Dec. 11 (Bloomberg) -- Demand for real estate in the Asia-Pacific region will increase next year as economies get stronger and institutional investors diversify their portfolios, LaSalle Investment Management Inc. said.
Bolstered by low interest rates and fiscal measures, economic growth may strengthen next year in Asia and lead to a gradual pick-up in investment decisions, LaSalle said. Real estate values may be boosted by an abrupt economic recovery in China, according to the investment management company, which has $47 billion assets under management.
“The demand for core opportunities has not diminished throughout the past few years, and it is only projected to grow as Asian pension, insurance and sovereign wealth funds expand their allocations to real estate,” Paul Guest, Asian strategist with LaSalle, said in an e-mailed statement. Investments “should broaden provided there is no additional shock and stimulus rekindles growth as anticipated.”

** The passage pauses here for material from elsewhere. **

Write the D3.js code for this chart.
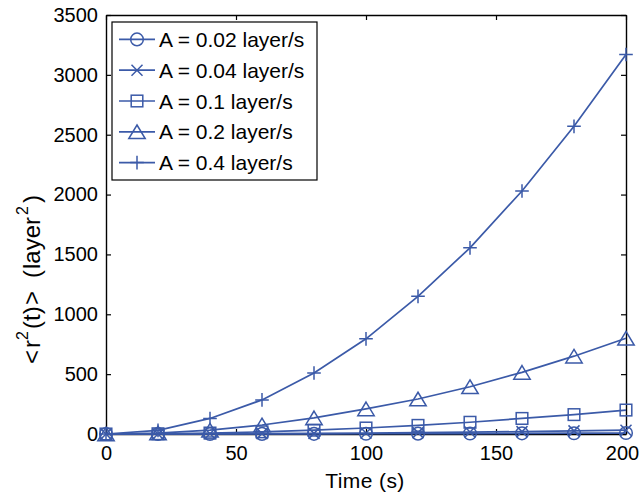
<!DOCTYPE html>
<html>
<head>
<meta charset="utf-8">
<script src="https://cdn.jsdelivr.net/npm/d3@7"></script>
<style>
  html, body { margin: 0; padding: 0; background: #fff; }
  svg { display: block; }
  text { font-family: "Liberation Sans", Arial, Helvetica, sans-serif; fill: #000; }
</style>
</head>
<body>
<svg id="chart" width="639" height="499"></svg>
<script>
// Sampling times (s)
const time = [0, 20, 40, 60, 80, 100, 120, 140, 160, 180, 200];

// Mean-square displacement <r^2(t)> (layer^2) for each advance rate A
const msdA002 = [0, 0.1, 0.3, 0.7, 1.3, 2, 2.9, 3.9, 5.1, 6.5, 8];
const msdA004 = [0, 0.3, 1.3, 3, 5, 8, 11.5, 16, 20, 26, 32];
const msdA01  = [0, 2, 8, 18, 32, 50, 72, 98, 130, 162, 200];
const msdA02  = [0, 8, 32, 75, 135, 210, 292, 395, 515, 650, 800];
const msdA04  = [0, 30, 130, 285, 510, 795, 1150, 1555, 2030, 2570, 3170];

const seriesNames = ["A = 0.02 layer/s", "A = 0.04 layer/s", "A = 0.1 layer/s", "A = 0.2 layer/s", "A = 0.4 layer/s"];
const seriesMarkers = ["circle", "x", "square", "triangle", "plus"];

const xTicks = [0, 50, 100, 150, 200];
const yTicks = [0, 500, 1000, 1500, 2000, 2500, 3000, 3500];

const series = [msdA002, msdA004, msdA01, msdA02, msdA04].map((vals, i) => ({
  name: seriesNames[i],
  marker: seriesMarkers[i],
  points: vals.map((v, j) => ({ t: time[j], v }))
}));

const color = "#3b5aa8";
const svg = d3.select("#chart");

const plotLeft = 106, plotRight = 626, plotTop = 15, plotBottom = 434;
const x = d3.scaleLinear().domain([0, 200]).range([plotLeft, plotRight]);
const y = d3.scaleLinear().domain([0, 3500]).range([plotBottom, plotTop]);

const fontSize = 20;

// Axes box with inward ticks on all four sides
const tickLen = 5;
const axisG = svg.append("g");
const fmt = d3.format("d");

const axBottom = d3.axisBottom(x).tickValues(xTicks).tickFormat(fmt).tickSize(-tickLen).tickSizeOuter(0).tickPadding(12);
const axTop = d3.axisTop(x).tickValues(xTicks).tickSize(-tickLen).tickSizeOuter(0).tickFormat("");
const axLeft = d3.axisLeft(y).tickValues(yTicks).tickFormat(fmt).tickSize(-tickLen).tickSizeOuter(0).tickPadding(8);
const axRight = d3.axisRight(y).tickValues(yTicks).tickSize(-tickLen).tickSizeOuter(0).tickFormat("");

function styleAxis(g) {
  g.selectAll(".domain").attr("stroke", "#000").attr("stroke-width", 1.4);
  g.selectAll(".tick line").attr("stroke", "#000").attr("stroke-width", 1.2);
  g.selectAll(".tick text").attr("font-size", fontSize)
    .attr("font-family", '"Liberation Sans", Arial, sans-serif').attr("fill", "#000");
}

const gx = axisG.append("g").attr("transform", `translate(0,${plotBottom})`).call(axBottom).call(styleAxis);
// keep the last x label inside the canvas
gx.selectAll(".tick text").filter(d => d === 200).attr("dx", -4);
axisG.append("g").attr("transform", `translate(0,${plotTop})`).call(axTop).call(styleAxis);
axisG.append("g").attr("transform", `translate(${plotLeft},0)`).call(axLeft).call(styleAxis);
axisG.append("g").attr("transform", `translate(${plotRight},0)`).call(axRight).call(styleAxis);

// Marker shapes, centred at origin
function drawMarker(g, type) {
  const sw = 1.5;
  if (type === "circle") {
    g.append("circle").attr("r", 6.3).attr("fill", "none").attr("stroke", color).attr("stroke-width", sw);
  } else if (type === "x") {
    const s = 5.5;
    g.append("path").attr("d", `M${-s},${-s}L${s},${s}M${-s},${s}L${s},${-s}`)
      .attr("stroke", color).attr("stroke-width", sw).attr("fill", "none");
  } else if (type === "square") {
    const s = 5.8;
    g.append("rect").attr("x", -s).attr("y", -s).attr("width", 2 * s).attr("height", 2 * s)
      .attr("fill", "none").attr("stroke", color).attr("stroke-width", sw);
  } else if (type === "triangle") {
    const w = 8.2, h = 6.8;
    g.append("path").attr("d", `M0,${-h}L${w},${h}L${-w},${h}Z`)
      .attr("fill", "none").attr("stroke", color).attr("stroke-width", sw);
  } else if (type === "plus") {
    const s = 6.8;
    g.append("path").attr("d", `M${-s},0L${s},0M0,${-s}L0,${s}`)
      .attr("stroke", color).attr("stroke-width", sw).attr("fill", "none");
  }
}

const line = d3.line().x(d => x(d.t)).y(d => y(d.v));
const plotG = svg.append("g");

series.forEach(s => {
  const g = plotG.append("g");
  g.append("path").datum(s.points).attr("d", line)
    .attr("fill", "none").attr("stroke", color).attr("stroke-width", 1.7);
  g.selectAll("g.mk").data(s.points).join("g").attr("class", "mk")
    .attr("transform", d => `translate(${x(d.t)},${y(d.v)})`)
    .each(function () { drawMarker(d3.select(this), s.marker); });
});

// Axis titles
svg.append("text").attr("x", 365).attr("y", 488)
  .attr("text-anchor", "middle").attr("font-size", 21).attr("letter-spacing", 0.4).text("Time (s)");

// y title set piece by piece (TeX-style spacing, raised exponents)
const ylSize = 24;
const yl = svg.append("text")
  .attr("transform", `translate(40,364) rotate(-90)`)
  .attr("font-size", ylSize);
const ylPieces = [
  { s: "<", x: 0, sup: false },
  { s: "r", x: 16, sup: false },
  { s: "2", x: 24, sup: true },
  { s: "(t)", x: 35, sup: false },
  { s: ">", x: 59, sup: false },
  { s: "(", x: 86, sup: false },
  { s: "layer", x: 95, sup: false },
  { s: "2", x: 149, sup: true },
  { s: ")", x: 161, sup: false }
];
ylPieces.forEach(p => {
  yl.append("tspan").attr("x", p.x).attr("y", p.sup ? -12 : 0)
    .attr("font-size", p.sup ? 16 : ylSize).text(p.s);
});

// Legend
const lg = svg.append("g");
const lgX = 112, lgY = 22, lgW = 205, lgH = 158;
lg.append("rect").attr("x", lgX).attr("y", lgY).attr("width", lgW).attr("height", lgH)
  .attr("fill", "#fff").attr("stroke", "#000").attr("stroke-width", 1.2);
const rowH = 30.8;
series.forEach((s, i) => {
  const cy = lgY + 17.4 + i * rowH;
  const row = lg.append("g");
  row.append("line").attr("x1", 119).attr("x2", 155).attr("y1", cy).attr("y2", cy)
    .attr("stroke", color).attr("stroke-width", 1.7);
  drawMarker(row.append("g").attr("transform", `translate(137,${cy})`), s.marker);
  row.append("text").attr("x", 159).attr("y", cy + 7.5).attr("font-size", 21).text(s.name);
});
</script>
</body>
</html>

Property prices may gain as higher public spending and younger populations support domestic demand and lure investment, even as the global expansion weakens. The Organization for Economic Cooperation and Development said last month a combination of “cyclical factors, government policies, and longer-term shifts in economic structure” are likely to continue to underpin consumption in Southeast Asia, China and India.
Demand for real estate in the region may increase as state-owned investment companies such as China Investment Corp., known as CIC, diversify assets to offset volatility. CIC’s alternative investments surged almost 40 percent in 2011, according to the company’s annual report, and Norway’s $650 billion sovereign wealth fund got approval in 2010 to invest as much as 5 percent of its capital in real estate, up from 0.3 percent at the end of June this year.